JERUSALEM ? The U.S. military's top general conducted an intense string of closed talks with Israeli leaders Friday, amid apparent disagreements between the two countries over how to respond to Iran's nuclear program.
The chairman of the U.S. Joint Chiefs of Staff, Army Gen. Martin Dempsey, and Israeli leaders kept silent about the exact content of their discussions. Dempsey was expected to urge Israel not to rush to attack Iran at a time when the U.S. is trying to rally additional global support to pressure Tehran through sanctions to dial back its nuclear development program.
Dempsey met Israeli Prime Minister Benjamin Netanyahu, who has been warning about the dangers of the Iranian nuclear program for more than a decade. No details of their talks were released.

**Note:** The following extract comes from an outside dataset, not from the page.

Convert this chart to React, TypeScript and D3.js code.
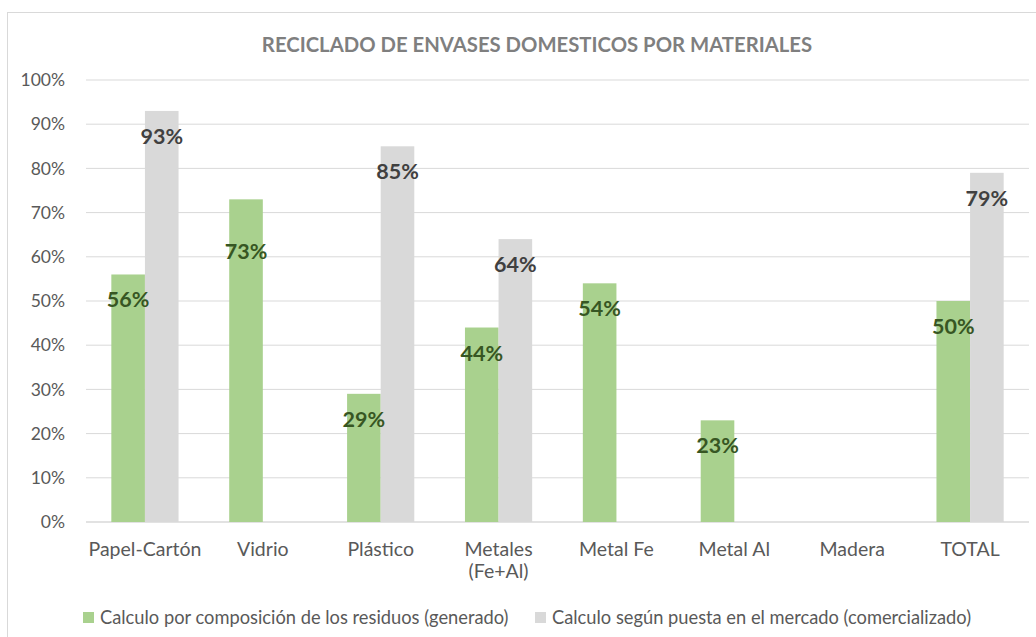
import React from "react";
import * as d3 from "d3";

const title = "RECICLADO DE ENVASES DOMESTICOS POR MATERIALES";
const categories = ["Papel-Cartón", "Vidrio", "Plástico", "Metales\n(Fe+Al)", "Metal Fe", "Metal Al", "Madera", "TOTAL"];
const seriesNames = [
  "Calculo por composición de los residuos (generado)",
  "Calculo según puesta en el mercado (comercializado)",
];
const generado = [56, 73, 29, 44, 54, 23, null, 50];
const comercializado = [93, null, 85, 64, null, null, null, 79];
const yTicks = [0, 10, 20, 30, 40, 50, 60, 70, 80, 90, 100];

const colors = ["#A9D18E", "#D9D9D9"];
const labelColors = ["#375623", "#404040"];
// the Vidrio label sits lower in the original
const labelNudge: Record<string, number> = { Vidrio: 27 };

export default function App() {
  const width = 1036;
  const height = 637;
  const left = 86;
  const right = 1029;
  const top = 80;
  const bottom = 522;
  const font = "Lato, 'Open Sans', sans-serif";

  const x0 = d3.scaleBand().domain(categories).range([left, right]).padding(0);
  const x1 = d3.scaleBand().domain(["0", "1"]).range([0, x0.bandwidth()]).paddingInner(0).paddingOuter(0.754);
  const y = d3.scaleLinear().domain([0, 100]).range([bottom, top]);

  const series = [generado, comercializado];

  return (
    <svg width={width} height={height} style={{ position: "absolute", left: 0, top: 0, background: "#fff" }}>
      <rect x={7.5} y={12.5} width={1040} height={640} fill="#fff" stroke="#D9D9D9" />
      <text x={537} y={52} textAnchor="middle" fontFamily={font} fontWeight="bold" fontSize={20.3} fill="#7F7F7F">
        {title}
      </text>
      {yTicks.map(t => (
        <g key={t}>
          <line x1={left} x2={right} y1={y(t)} y2={y(t)} stroke="#D9D9D9" strokeWidth={t === 0 ? 1.5 : 1} />
          <text x={65} y={y(t)} dy="0.35em" textAnchor="end" fontFamily={font} fontSize={17.5} fill="#595959">
            {t + "%"}
          </text>
        </g>
      ))}
      {series.map((vals, si) =>
        vals.map((v, i) =>
          v == null ? null : (
            <rect
              key={si + "-" + i}
              x={(x0(categories[i]) as number) + (x1(String(si)) as number)}
              y={y(v)}
              width={x1.bandwidth()}
              height={bottom - y(v)}
              fill={colors[si]}
            />
          )
        )
      )}
      {series.map((vals, si) =>
        vals.map((v, i) =>
          v == null ? null : (
            <text
              key={"l" + si + "-" + i}
              x={(x0(categories[i]) as number) + (x1(String(si)) as number) + x1.bandwidth() / 2}
              y={y(v) + 33 + (si === 0 ? labelNudge[categories[i]] || 0 : 0)}
              textAnchor="middle"
              fontFamily={font}
              fontWeight="bold"
              fontSize={21.5}
              fill={labelColors[si]}
            >
              {v + "%"}
            </text>
          )
        )
      )}
      {categories.map(c => (
        <text key={c} textAnchor="middle" fontFamily={font} fontSize={19.5} fill="#595959">
          {c.split("\n").map((line, li) => (
            <tspan key={li} x={(x0(c) as number) + x0.bandwidth() / 2} y={556 + li * 22}>
              {line}
            </tspan>
          ))}
        </text>
      ))}
      {seriesNames.map((name, si) => {
        const lx = si === 0 ? 83 : 535;
        return (
          <g key={name}>
            <rect x={lx} y={612} width={11} height={11} fill={colors[si]} />
            <text x={lx + 17} y={618} dy="0.35em" fontFamily={font} fontSize={18.3} fill="#595959">
              {name}
            </text>
          </g>
        );
      })}
    </svg>
  );
}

At the start of a meeting with Israeli Defense Minister Ehud Barak, Dempsey said the U.S. and Israel "have many interests in common in the region in this very dynamic time, and the more we can continue to engage each other, the better off we'll all be."
"There is never a dull moment, that I can promise you," Barak replied, in comments released by Barak's office.
Israel believes Iran is close to completing the technology to produce an atomic weapon. Iran insists its nuclear program is for peaceful purposes.
Israel has said it prefers employing international diplomacy to solve the problem, but Israel has not taken the option of a military strike off the table.
Israel considers Iran an existential threat because of its nuclear program, missile development, support of radical anti-Israel forces in Lebanon and Gaza and frequent references by its president to the destruction of Israel.
In an interview published Friday in the Israeli daily Maariv, Israel's recently retired military intelligence chief. Amos Yadlin, said the U.S. and Israel now agree that Iran is deliberately working slowly toward nuclear weapons, to minimize international diplomatic pressure and sanctions.
The U.S. and Israel differ about what would be considered unacceptable Iranian behavior that would require a military strike, the former chief claimed.
"While Israel defines the red line as Iran's ability and potential for a breakthrough, the Americans draw the red line a lot farther away," Yadlin said. He stepped down as intelligence chief in late 2010.
He said the Iranian nuclear program was Israel's "only existential threat," noting that in addition to the possibility of a nuclear attack from Iran, its possession of nuclear weapons would spark a regional arms race.
"In that situation, in a nuclear neighborhood, the chance grows that a nuclear weapon could slip into the hands of terrorists," Yadlin said.
Gen. Dempsey also met with Israel's military chief of staff, Lt. Gen. Benny Gantz, and President Shimon Peres.
"I am sure that in this fight (against Iran) we will emerge victorious," Peres said to Dempsey, in comments provided by the president's office. He called Iran a "center of world terror."
Dempsey told reporters he "couldn't agree more" with Peres' "characterization of the common challenge we face."
In between the meetings, Dempsey visited Yad Vashem, Israel's Holocaust memorial and museum. He wrote in its guest book, "We are committed to ensuring that such a human tragedy (as the Holocaust) never happens again." He added, "God bless the victims and protect Israel."
Six million Jews were killed by Adolf Hitler's German Nazis and their collaborators during World War II.
In the past, Netanyahu has sharply criticized Iranian president Mahmoud Ahmadinejad's denial of the Holocaust and has drawn parallels between the world's treatment of Iran today and its failure to act against Hitler in time to save European Jewry.